Opinión

Chalecos amarillos

José María Peredo Pombo. Catedrático de Comunicación y Política Internacional de la Universidad Europea de Madrid/La Razón

Los sans cullotes no llevaban calzones como los ricos burgueses y los aristócratas durante la Revolución Francesa. Vestían pantalones de paño largos de rayas, y chaquetas carmañolas para destacar su pertenencia a las clases sociales pobres y desfavorecidas, agrupadas en un movimiento radical revolucionario que lideró la toma de la Bastilla, se hizo fuerte en el Ayuntamiento de París y forzó la decapitación de Luis XVI. En la muy racional estructura política de la Revolución Francesa, se situaron a la izquierda de los jacobinos para recoger del suelo las cabezas guillotinadas de los nobles y lucirlas en sus picas. Fueron el azote de la calle y los primeros soldados del ejército revolucionario. Y luego, a medida que la locura y el desastre avanzaban, se unieron a los violentos hebertistas, a los enrabietados anarquistas y los (pre) comunistas del cura Roux. El gorro frigio que llevaban en la cabeza ha pasado a la historia contemporánea como un símbolo de la libertad, cuyo heredero es, para bien de todos los europeos, Emmanuel Macron.

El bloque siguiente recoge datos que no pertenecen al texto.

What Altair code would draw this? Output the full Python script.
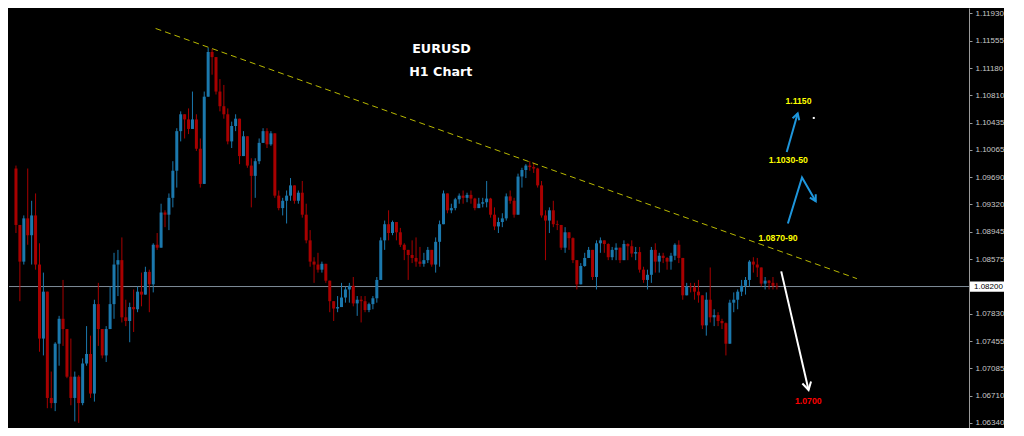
import altair as alt
import pandas as pd

# ---------------- data (EURUSD H1) ----------------
first_open = 1.0981
closes = [
1.0904,1.0854,1.0913,1.0890,1.0917,1.0850,1.0749,1.0813,1.0668,1.0661,
1.0742,1.0776,1.0762,1.0697,1.0668,1.0697,1.0661,1.0715,1.0728,1.0674,
1.0796,1.0762,1.0726,1.0762,1.0796,1.0850,1.0856,1.0778,1.0773,1.0792,
1.0789,1.0813,1.0809,1.0840,1.0823,1.0877,1.0873,1.0921,1.0918,1.0941,
1.0978,1.1032,1.1055,1.1048,1.1035,1.1048,1.1008,1.0960,1.1079,1.1140,
1.1133,1.1086,1.1066,1.1055,1.1018,1.1039,1.1049,1.0998,1.1025,1.0985,
1.0971,1.0991,1.1016,1.1032,1.1014,1.1029,1.0944,1.0927,1.0937,1.0944,
1.0958,1.0937,1.0948,1.0918,1.0883,1.0854,1.0850,1.0843,1.0851,1.0828,
1.0800,1.0790,1.0792,1.0805,1.0816,1.0821,1.0797,1.0802,1.0800,1.0788,
1.0796,1.0804,1.0829,1.0883,1.0905,1.0893,1.0908,1.0894,1.0877,1.0870,
1.0863,1.0859,1.0854,1.0851,1.0856,1.0870,1.0850,1.0881,1.0905,1.0947,
1.0924,1.0927,1.0939,1.0944,1.0941,1.0945,1.0940,1.0927,1.0933,1.0935,
1.0940,1.0918,1.0902,1.0908,1.0913,1.0943,1.0937,1.0918,1.0970,1.0979,
1.0985,1.0983,1.0981,1.0958,1.0917,1.0910,1.0924,1.0905,1.0904,1.0873,
1.0894,1.0886,1.0856,1.0823,1.0848,1.0859,1.0870,1.0833,1.0879,1.0883,
1.0878,1.0860,1.0870,1.0873,1.0856,1.0878,1.0875,1.0865,1.0867,1.0843,
1.0829,1.0836,1.0870,1.0854,1.0862,1.0859,1.0854,1.0862,1.0877,1.0859,
1.0808,1.0820,1.0819,1.0813,1.0808,1.0767,1.0802,1.0778,1.0781,1.0773,
1.0770,1.0742,1.0798,1.0802,1.0813,1.0821,1.0829,1.0854,1.0850,1.0846,
1.0824,1.0828,1.0825,1.0821,1.0820]
highs = [
1.0985,1.0900,1.0917,1.0981,1.0937,1.0947,1.0879,1.0839,1.0813,1.0704,
1.0744,1.0780,1.0829,1.0762,1.0749,1.0704,1.0699,1.0722,1.0766,1.0753,
1.0802,1.0825,1.0762,1.0766,1.0820,1.0866,1.0870,1.0887,1.0802,1.0798,
1.0816,1.0820,1.0839,1.0847,1.0843,1.0879,1.0893,1.0933,1.0924,1.0947,
1.0991,1.1036,1.1059,1.1055,1.1063,1.1086,1.1055,1.1022,1.1086,1.1146,
1.1144,1.1133,1.1103,1.1095,1.1063,1.1045,1.1055,1.1049,1.1032,1.1025,
1.0995,1.0995,1.1022,1.1036,1.1036,1.1032,1.1029,1.0951,1.0941,1.0951,
1.0968,1.0958,1.0951,1.0964,1.0933,1.0897,1.0860,1.0866,1.0854,1.0851,
1.0828,1.0800,1.0807,1.0825,1.0820,1.0825,1.0833,1.0807,1.0807,1.0807,
1.0798,1.0807,1.0833,1.0887,1.0910,1.0924,1.0910,1.0908,1.0900,1.0879,
1.0870,1.0883,1.0887,1.0874,1.0866,1.0874,1.0870,1.0887,1.0910,1.0951,
1.0947,1.0933,1.0941,1.0947,1.0951,1.0948,1.0951,1.0941,1.0941,1.0941,
1.0964,1.0941,1.0928,1.0914,1.0920,1.0947,1.0951,1.0941,1.0974,1.0982,
1.0987,1.0991,1.0989,1.0982,1.0964,1.0924,1.0928,1.0937,1.0910,1.0904,
1.0901,1.0893,1.0887,1.0856,1.0852,1.0866,1.0874,1.0870,1.0883,1.0887,
1.0883,1.0879,1.0874,1.0879,1.0873,1.0883,1.0879,1.0883,1.0874,1.0874,
1.0847,1.0843,1.0874,1.0879,1.0866,1.0866,1.0860,1.0866,1.0879,1.0883,
1.0859,1.0825,1.0825,1.0825,1.0829,1.0808,1.0812,1.0846,1.0789,1.0785,
1.0776,1.0771,1.0802,1.0812,1.0816,1.0829,1.0833,1.0856,1.0860,1.0859,
1.0846,1.0833,1.0829,1.0833,1.0825]
lows = [
1.0893,1.0800,1.0850,1.0877,1.0850,1.0843,1.0731,1.0726,1.0654,1.0654,
1.0650,1.0712,1.0739,1.0695,1.0658,1.0636,1.0634,1.0658,1.0712,1.0668,
1.0663,1.0739,1.0722,1.0717,1.0762,1.0776,1.0807,1.0771,1.0766,1.0744,
1.0758,1.0785,1.0793,1.0809,1.0785,1.0812,1.0870,1.0873,1.0901,1.0897,
1.0928,1.0955,1.1018,1.1022,1.1028,1.1035,1.1005,1.0955,1.0960,1.1079,
1.1109,1.1082,1.1059,1.1049,1.1014,1.1009,1.1032,1.0987,1.0998,1.0982,
1.0928,1.0941,1.0987,1.1016,1.1009,1.1012,1.0941,1.0924,1.0917,1.0906,
1.0937,1.0933,1.0933,1.0914,1.0879,1.0847,1.0825,1.0839,1.0839,1.0825,
1.0785,1.0773,1.0785,1.0792,1.0798,1.0798,1.0793,1.0780,1.0771,1.0785,
1.0785,1.0789,1.0798,1.0829,1.0870,1.0883,1.0890,1.0883,1.0874,1.0856,
1.0829,1.0852,1.0847,1.0847,1.0847,1.0852,1.0847,1.0839,1.0847,1.0905,
1.0920,1.0920,1.0924,1.0933,1.0933,1.0935,1.0933,1.0924,1.0927,1.0928,
1.0928,1.0914,1.0897,1.0893,1.0901,1.0910,1.0933,1.0914,1.0918,1.0955,
1.0968,1.0978,1.0975,1.0955,1.0914,1.0856,1.0893,1.0901,1.0897,1.0870,
1.0866,1.0870,1.0852,1.0816,1.0823,1.0847,1.0859,1.0829,1.0816,1.0866,
1.0866,1.0856,1.0856,1.0856,1.0852,1.0856,1.0856,1.0860,1.0856,1.0839,
1.0825,1.0816,1.0825,1.0839,1.0839,1.0852,1.0843,1.0843,1.0856,1.0852,
1.0802,1.0808,1.0812,1.0802,1.0798,1.0762,1.0753,1.0771,1.0766,1.0766,
1.0762,1.0726,1.0742,1.0785,1.0789,1.0807,1.0809,1.0820,1.0839,1.0833,
1.0820,1.0816,1.0816,1.0816,1.0816]

axis_ticks = [1.11930, 1.11555, 1.11180, 1.10810, 1.10435, 1.10065, 1.09690,
              1.09320, 1.08945, 1.08575, 1.07830, 1.07455, 1.07085, 1.06710, 1.06340]
current_price = 1.08200
current_label = "1.08200"

# trend line (bar index, price)
trend_k = [35.6, 214.4]
trend_p = [1.11721, 1.08308]

# forecast arrows: segment id, bar index, price
blue_seg = ["a", "a", "ah", "ah", "ah", "b", "b", "b", "bh", "bh", "bh"]
blue_k = [196.5, 199.3, 198.0, 199.3, 199.7, 196.8, 200.4, 203.9, 202.4, 203.9, 203.9]
blue_p = [1.10035, 1.10561, 1.10495, 1.10561, 1.10469, 1.09060, 1.09688, 1.09365,
          1.09412, 1.09365, 1.09459]
white_seg = ["w", "w", "wh", "wh", "wh"]
white_k = [195.1, 202.07, 200.5, 202.07, 202.7]
white_p = [1.08407, 1.06788, 1.06877, 1.06788, 1.06904]

title_text = ["EURUSD", "H1 Chart"]
title_k = [108.5, 108.3]
title_p = [1.11438, 1.11127]

level_text = ["1.1150", "1.1030-50", "1.0870-90"]
level_k = [199.5, 196.9, 194.3]
level_p = [1.10736, 1.09927, 1.08865]

target_text = ["1.0700"]
target_k = [202.0]
target_p = [1.0664]

dot_k = [203.4]
dot_p = [1.10500]

# ---------------- styling ----------------
BLUE = "#1b78ad"
RED = "#a80000"
ARROW_BLUE = "#1e96dc"
X_DOMAIN = [-0.5, 241.7]
Y_DOMAIN = [1.0627, 1.1200]
W, H = 960, 420

opens = [first_open] + closes[:-1]
df = pd.DataFrame({"k": list(range(len(closes))), "o": opens, "c": closes,
                   "h": highs, "l": lows})
df["hi"] = df[["h", "o", "c"]].max(axis=1)
df["lo"] = df[["l", "o", "c"]].min(axis=1)

xs = alt.Scale(domain=X_DOMAIN, nice=False, zero=False)
ys = alt.Scale(domain=Y_DOMAIN, nice=False, zero=False)
yaxis = alt.Axis(orient="right", values=axis_ticks, format=".5f", grid=False,
                 title=None, domainColor="#9a9a9a", tickColor="#9a9a9a",
                 labelColor="#c8c8c8", labelFont="Liberation Sans",
                 labelFontSize=8, tickSize=3, labelPadding=3)


def X(f):
    return alt.X(f, type="quantitative", scale=xs, axis=None)


def Y(f):
    return alt.Y(f, type="quantitative", scale=ys, axis=yaxis)


col = alt.condition("datum.c >= datum.o", alt.value(BLUE), alt.value(RED))

cur = pd.DataFrame({"p": [current_price], "label": [current_label],
                    "top": [current_price + 0.0007], "bot": [current_price - 0.0007]})

price_line = alt.Chart(cur).mark_rule(color="#7f8d99", strokeWidth=1).encode(y=Y("p"))

wicks = alt.Chart(df).mark_rule(strokeWidth=1).encode(x=X("k"), y=Y("lo"), y2="hi", color=col)
bodies = alt.Chart(df).mark_bar(size=3).encode(x=X("k"), y=Y("o"), y2="c", color=col)

trend = alt.Chart(pd.DataFrame({"k": trend_k, "p": trend_p})).mark_line(
    color="#b8b800", strokeWidth=1, strokeDash=[6, 4]).encode(x=X("k"), y=Y("p"))

blue_df = pd.DataFrame({"seg": blue_seg, "k": blue_k, "p": blue_p,
                        "n": list(range(len(blue_k)))})
blue_arrows = alt.Chart(blue_df).mark_line(color=ARROW_BLUE, strokeWidth=2).encode(
    x=X("k"), y=Y("p"), detail="seg:N", order="n:Q")

white_df = pd.DataFrame({"seg": white_seg, "k": white_k, "p": white_p,
                         "n": list(range(len(white_k)))})
white_arrow = alt.Chart(white_df).mark_line(color="#ffffff", strokeWidth=2).encode(
    x=X("k"), y=Y("p"), detail="seg:N", order="n:Q")

titles = alt.Chart(pd.DataFrame({"t": title_text, "k": title_k, "p": title_p})).mark_text(
    color="#ffffff", font="DejaVu Sans", fontWeight="bold", fontSize=12.7,
    align="center", baseline="middle").encode(x=X("k"), y=Y("p"), text="t:N")

levels = alt.Chart(pd.DataFrame({"t": level_text, "k": level_k, "p": level_p})).mark_text(
    color="#ffff00", font="Liberation Sans", fontWeight="bold", fontSize=8.7,
    align="center", baseline="middle").encode(x=X("k"), y=Y("p"), text="t:N")

target = alt.Chart(pd.DataFrame({"t": target_text, "k": target_k, "p": target_p})).mark_text(
    color="#ff0000", font="Liberation Sans", fontWeight="bold", fontSize=8.7,
    align="center", baseline="middle").encode(x=X("k"), y=Y("p"), text="t:N")

dot = alt.Chart(pd.DataFrame({"k": dot_k, "p": dot_p})).mark_square(
    color="#ffffff", size=4, opacity=1).encode(x=X("k"), y=Y("p"))

box = alt.Chart(cur).mark_rect(color="#ffffff").encode(
    x=alt.value(W + 1), x2=alt.value(W + 35), y=Y("top"), y2="bot")
box_text = alt.Chart(cur).mark_text(
    color="#000000", font="Liberation Sans", fontSize=8, align="left",
    baseline="middle").encode(x=alt.value(W + 5), y=Y("p"), text="label:N")

chart = alt.layer(
    price_line, wicks, bodies, trend, blue_arrows, white_arrow,
    titles, levels, target, dot, box, box_text
).properties(
    width=W, height=H, background="#000000", padding=0
).configure_view(stroke=None)

chart.save("out.html", embed_options={"renderer": "svg", "actions": False})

A los pocos centenares de chalecos amarillos que han incendiado París de manera violenta, cobarde e injustificada, no les importa nada el precio del diésel ni el poder adquisitivo de los salarios, ni ninguna otra cuestión que no sea Emmanuel Macron. Vestido con un traje burgués, con pantalones heredados de la revolución que nos hizo libres e iguales ante la ley, porque ante Dios ya lo éramos, el presidente francés ha vivido los embates de la izquierda y la derecha antisistema que por ambos lados fustigan su éxito, que consiste en mantener Europa unida, Francia liberada y el progreso global en marcha. Con los franceses a la cabeza, algo que no soportan las derechas ultranacionalistas ni las izquierdas envenenadas, porque el triunfo de Macron, es el éxito del proyecto liberal que empezó a construirse en la Europa y la América ilustradas y racionales del siglo XVIII.

Después llegó la revolución de 1830, la de 1848 y luego la Comuna de París de 1871. Todas ellas en la ciudad de la luz, y de la libertad vestida para siempre sin calzones. Y finalmente el mito de mayo del 68. Aquella amalgama de niños europeos de papá que gritaban soflamas anti sistema y contra De Gaulle, solitario símbolo de la precaria dignidad francesa durante el conflicto más importante de la historia contemporánea y más terrible de la humanidad, la entonces reciente segunda guerra mundial. Aquel mayo del 68 se produjo pocos meses después de iniciarse la primavera de Praga donde los checos liberales se habían movilizado contra la tiranía comunista. Quién podría dudar de que los hábiles soviéticos, entonces, activaron a las izquierdas europeas para que salieran a la calle para desestabilizar la democracia francesa. Quién puede dudar ahora que las influencias internacionales anti democráticas han vestido con chalecos amarillos y sacado a la calle a unos pocos cientos de modernos sans cullotes.